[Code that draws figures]
>> Begin

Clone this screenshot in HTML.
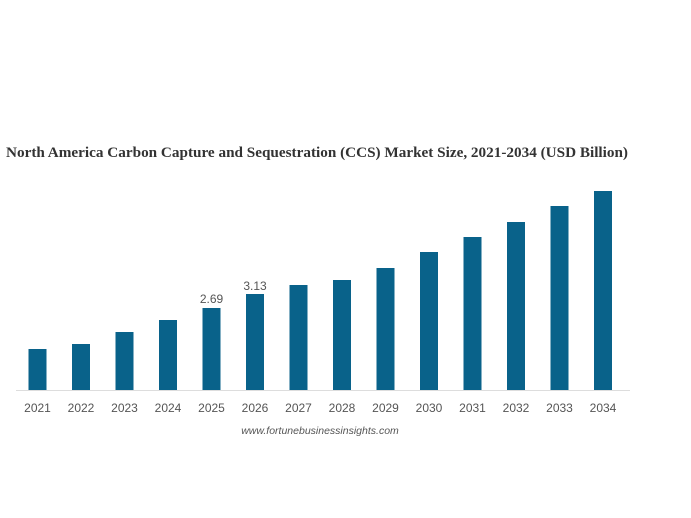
<!DOCTYPE html>
<html><head><meta charset="utf-8"><style>
html,body{margin:0;padding:0;background:#fff;}
svg{display:block;}
</style></head><body>
<svg width="691" height="518" xmlns="http://www.w3.org/2000/svg">
<text x="6" y="157" font-family="Liberation Serif, serif" font-weight="bold" font-size="14.5" fill="#333" textLength="622" lengthAdjust="spacingAndGlyphs">North America Carbon Capture and Sequestration (CCS) Market Size, 2021-2034 (USD Billion)</text>
<line x1="16" y1="390.5" x2="630" y2="390.5" stroke="#ddd" stroke-width="1"/>
<g fill="#09628a">
<rect x="28.5" y="349" width="18" height="41"/>
<rect x="72" y="344" width="18" height="46"/>
<rect x="115.5" y="332" width="18" height="58"/>
<rect x="159" y="320" width="18" height="70"/>
<rect x="202.5" y="308" width="18" height="82"/>
<rect x="246" y="294" width="18" height="96"/>
<rect x="289.5" y="285" width="18" height="105"/>
<rect x="333" y="280" width="18" height="110"/>
<rect x="376.5" y="268" width="18" height="122"/>
<rect x="420" y="252" width="18" height="138"/>
<rect x="463.5" y="237" width="18" height="153"/>
<rect x="507" y="222" width="18" height="168"/>
<rect x="550.5" y="206" width="18" height="184"/>
<rect x="594" y="191" width="18" height="199"/>
</g>
<g font-family="Liberation Sans, sans-serif" font-size="12" fill="#555" text-anchor="middle">
<text x="211.5" y="303">2.69</text>
<text x="255" y="290">3.13</text>
<text x="37.5" y="412">2021</text>
<text x="81" y="412">2022</text>
<text x="124.5" y="412">2023</text>
<text x="168" y="412">2024</text>
<text x="211.5" y="412">2025</text>
<text x="255" y="412">2026</text>
<text x="298.5" y="412">2027</text>
<text x="342" y="412">2028</text>
<text x="385.5" y="412">2029</text>
<text x="429" y="412">2030</text>
<text x="472.5" y="412">2031</text>
<text x="516" y="412">2032</text>
<text x="559.5" y="412">2033</text>
<text x="603" y="412">2034</text>
</g>
<text x="320" y="434" font-family="Liberation Sans, sans-serif" font-size="10.5" font-style="italic" fill="#555" text-anchor="middle">www.fortunebusinessinsights.com</text>
</svg>
</body></html>
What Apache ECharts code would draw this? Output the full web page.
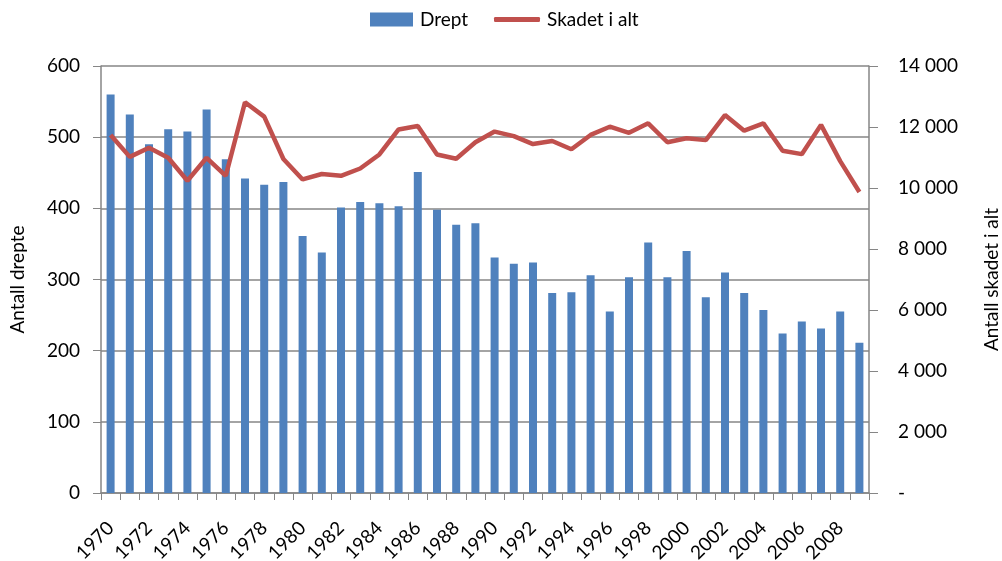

>> End

### WRITTEN PROBLEM:
Copy each line in full and exactly, omitting any picture.

### TASK OUTPUT:
Clone this screenshot in HTML.
<!DOCTYPE html>
<html><head><meta charset="utf-8"><style>
html,body{margin:0;padding:0;background:#fff;}
svg{display:block;}
</style></head><body>
<svg width="691" height="518" xmlns="http://www.w3.org/2000/svg">
<text x="6" y="157" font-family="Liberation Serif, serif" font-weight="bold" font-size="14.5" fill="#333" textLength="622" lengthAdjust="spacingAndGlyphs">North America Carbon Capture and Sequestration (CCS) Market Size, 2021-2034 (USD Billion)</text>
<line x1="16" y1="390.5" x2="630" y2="390.5" stroke="#ddd" stroke-width="1"/>
<g fill="#09628a">
<rect x="28.5" y="349" width="18" height="41"/>
<rect x="72" y="344" width="18" height="46"/>
<rect x="115.5" y="332" width="18" height="58"/>
<rect x="159" y="320" width="18" height="70"/>
<rect x="202.5" y="308" width="18" height="82"/>
<rect x="246" y="294" width="18" height="96"/>
<rect x="289.5" y="285" width="18" height="105"/>
<rect x="333" y="280" width="18" height="110"/>
<rect x="376.5" y="268" width="18" height="122"/>
<rect x="420" y="252" width="18" height="138"/>
<rect x="463.5" y="237" width="18" height="153"/>
<rect x="507" y="222" width="18" height="168"/>
<rect x="550.5" y="206" width="18" height="184"/>
<rect x="594" y="191" width="18" height="199"/>
</g>
<g font-family="Liberation Sans, sans-serif" font-size="12" fill="#555" text-anchor="middle">
<text x="211.5" y="303">2.69</text>
<text x="255" y="290">3.13</text>
<text x="37.5" y="412">2021</text>
<text x="81" y="412">2022</text>
<text x="124.5" y="412">2023</text>
<text x="168" y="412">2024</text>
<text x="211.5" y="412">2025</text>
<text x="255" y="412">2026</text>
<text x="298.5" y="412">2027</text>
<text x="342" y="412">2028</text>
<text x="385.5" y="412">2029</text>
<text x="429" y="412">2030</text>
<text x="472.5" y="412">2031</text>
<text x="516" y="412">2032</text>
<text x="559.5" y="412">2033</text>
<text x="603" y="412">2034</text>
</g>
<text x="320" y="434" font-family="Liberation Sans, sans-serif" font-size="10.5" font-style="italic" fill="#555" text-anchor="middle">www.fortunebusinessinsights.com</text>
</svg>
</body></html>
What Apache ECharts code would draw this? Output the full web page.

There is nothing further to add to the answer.